Barbados is as close as Baltimore-Washington International (BWI) Airport, and any Washington-area resident can now trade winter for summer in four hours. Non-stop flights by Caribbean Airways to Bridgetown, Barbados, depart BWI every Thursday and Sunday.

"People were already coming to Barbados, but they were finding it very difficult to do," said H.I. Allan, managing director of Caribbean Airways. The BWI service opens up a new market, he added.

"There are 1,000 hotel beds in Barbados," Allan said. "Our flights operate three times a week (Boston is also a departure point). If the planes are filled they will take up about 300 beds." The airline is presently using Boeing 707s but expects to swith to DC10s by Novemver 1979.

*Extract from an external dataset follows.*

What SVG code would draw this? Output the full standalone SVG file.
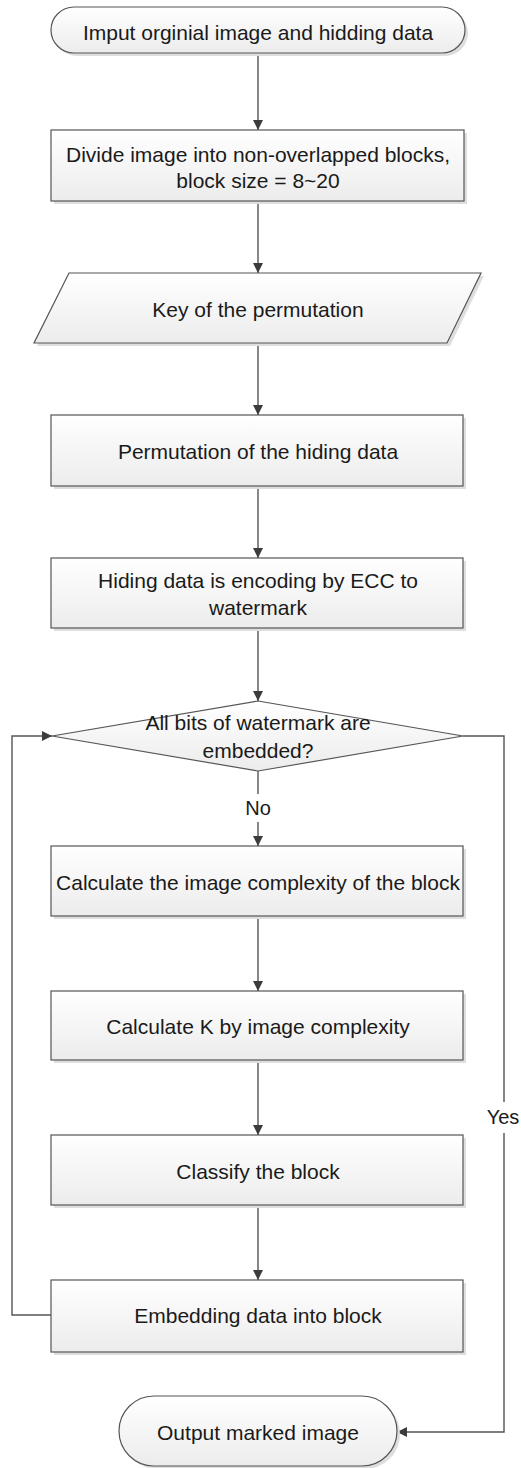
<svg xmlns="http://www.w3.org/2000/svg" width="521" height="1468" viewBox="0 0 521 1468">
  <defs>
    <linearGradient id="fillGrad" x1="0" y1="0" x2="0" y2="1">
      <stop offset="0" stop-color="#ffffff"/>
      <stop offset="1" stop-color="#ececec"/>
    </linearGradient>
    <marker id="arrow" viewBox="0 0 10 10" refX="10" refY="5" markerWidth="10" markerHeight="10" markerUnits="userSpaceOnUse" orient="auto">
      <path d="M0,0 L10,5 L0,10 z" fill="#3c3c3c"/>
    </marker>
    <style>
      .shape { fill: url(#fillGrad); stroke: #555555; stroke-width: 1.2; }
      .shadow { fill: #dedede; stroke: none; }
      .label { font-family: "Liberation Sans", Arial, sans-serif; font-size: 21px; fill: #1a1a1a; text-anchor: middle; dominant-baseline: central; }
      .edge { fill: none; stroke: #555555; stroke-width: 1.4; }
      .edge-label { font-family: "Liberation Sans", Arial, sans-serif; font-size: 20px; fill: #1a1a1a; text-anchor: middle; dominant-baseline: central; }
    </style>
  </defs>

  <rect width="521" height="1468" fill="#ffffff"/>

  <!-- connectors -->
  <g id="connectors">
    <line class="edge" x1="258" y1="53" x2="258" y2="130" marker-end="url(#arrow)"/>
    <line class="edge" x1="258" y1="201" x2="258" y2="273" marker-end="url(#arrow)"/>
    <line class="edge" x1="258" y1="343" x2="258" y2="415" marker-end="url(#arrow)"/>
    <line class="edge" x1="258" y1="486" x2="258" y2="558" marker-end="url(#arrow)"/>
    <line class="edge" x1="258" y1="628" x2="258" y2="701" marker-end="url(#arrow)"/>
    <!-- No branch -->
    <line class="edge" x1="258" y1="771" x2="258" y2="794"/>
    <text class="edge-label" x="258" y="808">No</text>
    <line class="edge" x1="258" y1="822" x2="258" y2="846" marker-end="url(#arrow)"/>
    <line class="edge" x1="258" y1="916" x2="258" y2="991" marker-end="url(#arrow)"/>
    <line class="edge" x1="258" y1="1060" x2="258" y2="1135" marker-end="url(#arrow)"/>
    <line class="edge" x1="258" y1="1205" x2="258" y2="1280" marker-end="url(#arrow)"/>
    <!-- loop back to the decision -->
    <polyline class="edge" points="51,1315 12,1315 12,736 52,736" marker-end="url(#arrow)"/>
    <!-- Yes branch -->
    <polyline class="edge" points="463,736 504,736 504,1102"/>
    <text class="edge-label" x="503" y="1117">Yes</text>
    <polyline class="edge" points="504,1133 504,1432 397,1432" marker-end="url(#arrow)"/>
  </g>

  <g id="start">
    <rect class="shadow" x="54" y="10" width="414" height="46" rx="23"/>
    <rect class="shape" x="51" y="7" width="414" height="46" rx="23"/>
    <text class="label" x="258" y="32">Imput orginial image and hidding data</text>
  </g>

  <g id="divide">
    <rect class="shadow" x="54" y="133" width="413" height="71"/>
    <rect class="shape" x="51" y="130" width="413" height="71"/>
    <text class="label" x="258" y="154">Divide image into non-overlapped blocks,</text>
    <text class="label" x="258" y="180">block size = 8~20</text>
  </g>

  <g id="key">
    <polygon class="shadow" points="72,276 484,276 450,346 37,346"/>
    <polygon class="shape" points="69,273 481,273 447,343 34,343"/>
    <text class="label" x="258" y="309">Key of the permutation</text>
  </g>

  <g id="permute">
    <rect class="shadow" x="54" y="418" width="412" height="71"/>
    <rect class="shape" x="51" y="415" width="412" height="71"/>
    <text class="label" x="258" y="451">Permutation of the hiding data</text>
  </g>

  <g id="encode">
    <rect class="shadow" x="54" y="561" width="412" height="70"/>
    <rect class="shape" x="51" y="558" width="412" height="70"/>
    <text class="label" x="258" y="580">Hiding data is encoding by ECC to</text>
    <text class="label" x="258" y="607">watermark</text>
  </g>

  <g id="decision">
    <polygon class="shape" points="258,701 463,736 258,771 52,736"/>
    <text class="label" x="258" y="722">All bits of watermark are</text>
    <text class="label" x="258" y="750">embedded?</text>
  </g>

  <g id="complexity">
    <rect class="shadow" x="54" y="849" width="412" height="70"/>
    <rect class="shape" x="51" y="846" width="412" height="70"/>
    <text class="label" x="258" y="882">Calculate the image complexity of the block</text>
  </g>

  <g id="calc-k">
    <rect class="shadow" x="54" y="994" width="412" height="69"/>
    <rect class="shape" x="51" y="991" width="412" height="69"/>
    <text class="label" x="258" y="1026">Calculate K by image complexity</text>
  </g>

  <g id="classify">
    <rect class="shadow" x="54" y="1138" width="412" height="70"/>
    <rect class="shape" x="51" y="1135" width="412" height="70"/>
    <text class="label" x="258" y="1171">Classify the block</text>
  </g>

  <g id="embed">
    <rect class="shadow" x="54" y="1283" width="412" height="72"/>
    <rect class="shape" x="51" y="1280" width="412" height="72"/>
    <text class="label" x="258" y="1315">Embedding data into block</text>
  </g>

  <g id="end">
    <rect class="shadow" x="122" y="1399" width="278" height="70" rx="35"/>
    <rect class="shape" x="119" y="1396" width="278" height="70" rx="35"/>
    <text class="label" x="258" y="1432">Output marked image</text>
  </g>
</svg>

"This has been a good year for tourism," said Markly Wilson, manager of the Barbados Board of Tourism office in New York.

If Barbados is your destination this winter, have your travel agent doublecheck the reservations. High occupancy rates in any popular tourist area.

Gogo Tours, a large New Jersey-based wholesaler with offices in Washington, reports strong bookings this winter for its Barbados tours, which are sold only through travel agents who buy the basic package from Gogo. "Basic package" means a special reduced air fare (G.I.T. -- Group Inclusive Tour), hotel (but no meals), and airport transfers. A one-week package runs around $500. Gogo said it has heard no reports of overbooking or other problems in connection with hotels it offers.

Be prepared to pay a 10 percent service charge and 8 percent government tax on accommodations and meals. This can add up to a respectable amount when you consider that Barbados is one of the most expensive islands in the Caribbean. A double room at the Hilton Hotel will run, in winter, $84 to $98 a day, while a double at the Holiday Inn costs $86 to $96 per day. This is an average of $600 per week. The 18 percent gratuity and government tax, which is tacked on to the hotel bill, would come to $108.

Less expensive rooms are available at some of the smaller hotels. For instance, the delightful Island Inn, which is just across the street from the Holiday Inn, advertises double rooms for just $36 during the high season (which lasts until April 15).

The Barbados dollar is pegged to the U.S. dollar and is currently worth about 50 cents.

Sugar cane is the principal crop in Barbados, and until recently was the main source of income. Even now, although tourism brings in more dollars, "sugar impacts on the community more because it percolates down to the workers," said Hugh Sealy, assistant manager of the Investment Division of the Barbodos Industrial Development Corporation. "The large investors in hotels can take their money out of the country. Therefore, except for the hotel workers, taxis, and restaurants, the money does not circulate among the people that much. That is why tourism does not benefit the country as much as sugar," Sealy explained.

Although Barbados has one of the highest literacy rates in the world -- over 98 percent -- unemployment is high, and the annual per-capita income is only $500 U.S. The average wage is $20 to $30 U.S. per week, according to Sealy.

"We have an unemployment situation (15 percent) and we need to develop skills," Sealy said.

The Barbados Industrial Development Corporation is seeking to stimulate industrial development by attracting "approved" industry to the island with fiscal incentives and subsidized factory space. "Obviously, in approving industries, labor is a strong factor, import substitution is a strong factor, and foreign exchange is a strong factor," Sealy said.

Between the years 1969-1977 some 50 foreign firms moved to the island. Of these, about 35 were American, including electroics, textile and data processing industries.

"North Americans tend to prefer Barbados," Sealy said, "because of the good road system, the good infrastructure, the excellent educational system, and our political stability. And, Barbados has cheap labor. We have no minimum wage."

Because "Bajans" are English speaking and highly literate, they tend to be easily trainable.

All CARICOM countries (which form a Caribbean trade union) give incentives to foreign investment, so Barbados must compete to attract industry.

"Jamaica and Guyana are undergoing political and social transformations," Sealy said, "so that investors who tend to the democratic system find Barbados their haven. The tendency is to move from those territories to Barbados."